- _Supplied data_:
++++++++++++++++++++
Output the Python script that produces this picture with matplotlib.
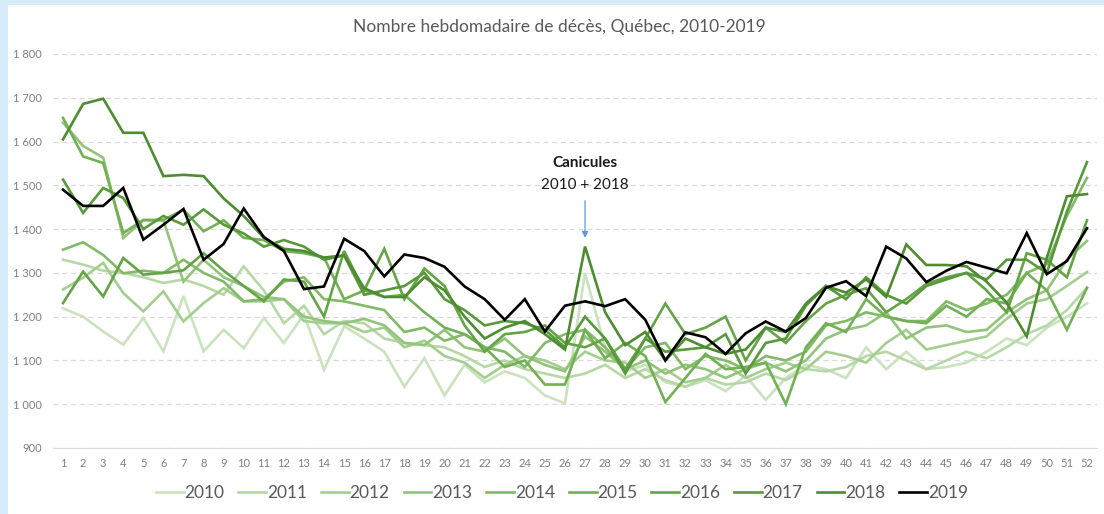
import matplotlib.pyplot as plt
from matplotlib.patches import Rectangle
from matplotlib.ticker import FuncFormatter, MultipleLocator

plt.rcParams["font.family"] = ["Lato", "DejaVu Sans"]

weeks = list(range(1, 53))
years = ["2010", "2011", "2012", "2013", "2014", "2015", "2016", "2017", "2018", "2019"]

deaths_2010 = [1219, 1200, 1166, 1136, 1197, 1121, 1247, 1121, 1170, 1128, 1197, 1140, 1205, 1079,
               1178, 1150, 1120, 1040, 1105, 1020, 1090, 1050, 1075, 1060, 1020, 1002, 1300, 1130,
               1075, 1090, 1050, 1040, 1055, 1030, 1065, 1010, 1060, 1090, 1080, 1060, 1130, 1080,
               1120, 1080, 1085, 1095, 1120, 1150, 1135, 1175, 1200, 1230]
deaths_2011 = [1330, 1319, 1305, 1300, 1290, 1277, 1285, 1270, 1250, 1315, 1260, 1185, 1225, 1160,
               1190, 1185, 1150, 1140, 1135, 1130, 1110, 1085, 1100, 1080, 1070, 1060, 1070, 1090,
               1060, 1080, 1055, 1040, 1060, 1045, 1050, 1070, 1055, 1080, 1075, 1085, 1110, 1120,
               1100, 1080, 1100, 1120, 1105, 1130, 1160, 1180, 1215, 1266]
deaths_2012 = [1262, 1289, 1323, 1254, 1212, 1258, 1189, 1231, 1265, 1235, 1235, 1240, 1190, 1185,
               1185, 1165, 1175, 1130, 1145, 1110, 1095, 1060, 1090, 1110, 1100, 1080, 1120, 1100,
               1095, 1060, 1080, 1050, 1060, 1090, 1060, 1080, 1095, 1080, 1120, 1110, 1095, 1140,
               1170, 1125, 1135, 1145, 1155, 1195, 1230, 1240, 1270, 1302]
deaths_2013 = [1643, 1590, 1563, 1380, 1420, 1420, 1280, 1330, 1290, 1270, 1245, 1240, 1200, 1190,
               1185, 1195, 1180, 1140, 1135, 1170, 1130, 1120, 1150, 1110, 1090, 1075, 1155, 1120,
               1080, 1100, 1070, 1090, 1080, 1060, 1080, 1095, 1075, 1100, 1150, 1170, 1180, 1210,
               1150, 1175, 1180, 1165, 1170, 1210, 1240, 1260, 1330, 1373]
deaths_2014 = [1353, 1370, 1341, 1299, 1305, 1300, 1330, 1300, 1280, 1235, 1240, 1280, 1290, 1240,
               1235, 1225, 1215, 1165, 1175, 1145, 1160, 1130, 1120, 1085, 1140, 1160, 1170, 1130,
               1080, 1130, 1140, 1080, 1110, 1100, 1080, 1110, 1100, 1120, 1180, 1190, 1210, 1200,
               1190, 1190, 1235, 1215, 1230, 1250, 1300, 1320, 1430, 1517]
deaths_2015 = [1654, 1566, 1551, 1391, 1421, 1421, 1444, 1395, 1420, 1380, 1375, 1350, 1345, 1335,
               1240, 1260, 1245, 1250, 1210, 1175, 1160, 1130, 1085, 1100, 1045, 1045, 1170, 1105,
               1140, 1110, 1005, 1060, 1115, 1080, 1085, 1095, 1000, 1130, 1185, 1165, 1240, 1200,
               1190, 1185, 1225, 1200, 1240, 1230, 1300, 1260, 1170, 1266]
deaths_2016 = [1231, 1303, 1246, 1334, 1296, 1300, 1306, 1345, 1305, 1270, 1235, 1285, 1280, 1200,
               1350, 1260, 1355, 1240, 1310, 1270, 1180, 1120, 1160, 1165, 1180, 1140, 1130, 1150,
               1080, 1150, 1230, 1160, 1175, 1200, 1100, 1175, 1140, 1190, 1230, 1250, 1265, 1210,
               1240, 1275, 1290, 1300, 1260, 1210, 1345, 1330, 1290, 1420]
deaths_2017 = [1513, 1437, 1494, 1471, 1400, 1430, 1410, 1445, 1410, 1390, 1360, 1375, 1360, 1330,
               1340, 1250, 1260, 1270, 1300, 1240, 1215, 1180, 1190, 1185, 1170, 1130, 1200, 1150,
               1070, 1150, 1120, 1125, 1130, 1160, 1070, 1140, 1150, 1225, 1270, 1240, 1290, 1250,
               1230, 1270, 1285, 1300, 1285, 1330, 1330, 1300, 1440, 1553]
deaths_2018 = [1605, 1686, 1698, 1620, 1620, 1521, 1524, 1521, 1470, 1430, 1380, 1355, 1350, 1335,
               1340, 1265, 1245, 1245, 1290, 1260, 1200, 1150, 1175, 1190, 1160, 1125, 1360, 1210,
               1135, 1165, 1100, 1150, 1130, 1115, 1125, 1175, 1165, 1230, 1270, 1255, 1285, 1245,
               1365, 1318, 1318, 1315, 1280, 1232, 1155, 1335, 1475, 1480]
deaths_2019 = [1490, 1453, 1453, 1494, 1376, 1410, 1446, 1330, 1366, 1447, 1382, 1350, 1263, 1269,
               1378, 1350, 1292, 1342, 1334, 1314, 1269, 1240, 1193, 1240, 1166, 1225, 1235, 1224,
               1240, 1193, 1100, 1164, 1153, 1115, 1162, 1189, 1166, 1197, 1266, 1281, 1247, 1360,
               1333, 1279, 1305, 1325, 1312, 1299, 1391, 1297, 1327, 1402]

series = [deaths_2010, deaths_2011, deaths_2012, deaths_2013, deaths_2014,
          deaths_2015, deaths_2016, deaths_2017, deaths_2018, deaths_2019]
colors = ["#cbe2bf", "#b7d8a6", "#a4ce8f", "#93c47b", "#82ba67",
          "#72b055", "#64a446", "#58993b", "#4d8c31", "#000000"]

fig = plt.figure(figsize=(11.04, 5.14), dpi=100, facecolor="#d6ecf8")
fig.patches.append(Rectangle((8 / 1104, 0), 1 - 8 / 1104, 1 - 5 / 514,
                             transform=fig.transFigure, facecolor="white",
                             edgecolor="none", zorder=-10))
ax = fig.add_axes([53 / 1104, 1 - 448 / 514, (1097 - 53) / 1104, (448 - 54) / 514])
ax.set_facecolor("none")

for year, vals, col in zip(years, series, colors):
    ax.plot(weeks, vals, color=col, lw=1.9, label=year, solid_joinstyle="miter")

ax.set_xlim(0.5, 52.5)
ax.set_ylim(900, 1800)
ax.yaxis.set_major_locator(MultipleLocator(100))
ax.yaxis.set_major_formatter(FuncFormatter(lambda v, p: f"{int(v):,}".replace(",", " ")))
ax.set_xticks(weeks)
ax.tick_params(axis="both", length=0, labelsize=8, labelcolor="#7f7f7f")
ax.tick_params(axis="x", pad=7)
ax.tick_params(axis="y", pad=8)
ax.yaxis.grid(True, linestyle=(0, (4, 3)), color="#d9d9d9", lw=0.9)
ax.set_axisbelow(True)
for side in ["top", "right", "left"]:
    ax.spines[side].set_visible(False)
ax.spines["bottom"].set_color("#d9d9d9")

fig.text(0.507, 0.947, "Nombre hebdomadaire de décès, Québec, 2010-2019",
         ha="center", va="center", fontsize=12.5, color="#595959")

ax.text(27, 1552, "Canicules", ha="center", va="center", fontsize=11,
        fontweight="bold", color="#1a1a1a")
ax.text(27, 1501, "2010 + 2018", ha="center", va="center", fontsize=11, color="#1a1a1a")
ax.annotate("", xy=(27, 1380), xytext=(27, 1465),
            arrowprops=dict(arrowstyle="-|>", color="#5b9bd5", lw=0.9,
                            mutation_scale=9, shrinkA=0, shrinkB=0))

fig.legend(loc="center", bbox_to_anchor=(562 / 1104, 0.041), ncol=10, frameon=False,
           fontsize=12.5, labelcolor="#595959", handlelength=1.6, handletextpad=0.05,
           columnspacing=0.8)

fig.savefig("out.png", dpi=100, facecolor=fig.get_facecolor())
++++++++++++++++++++
- _What you are asked to do_: Copy every line of the listing containing the string "matplotlib".

- _The response_:
Output the Python script that produces this picture with matplotlib.
import matplotlib.pyplot as plt
from matplotlib.patches import Rectangle
from matplotlib.ticker import FuncFormatter, MultipleLocator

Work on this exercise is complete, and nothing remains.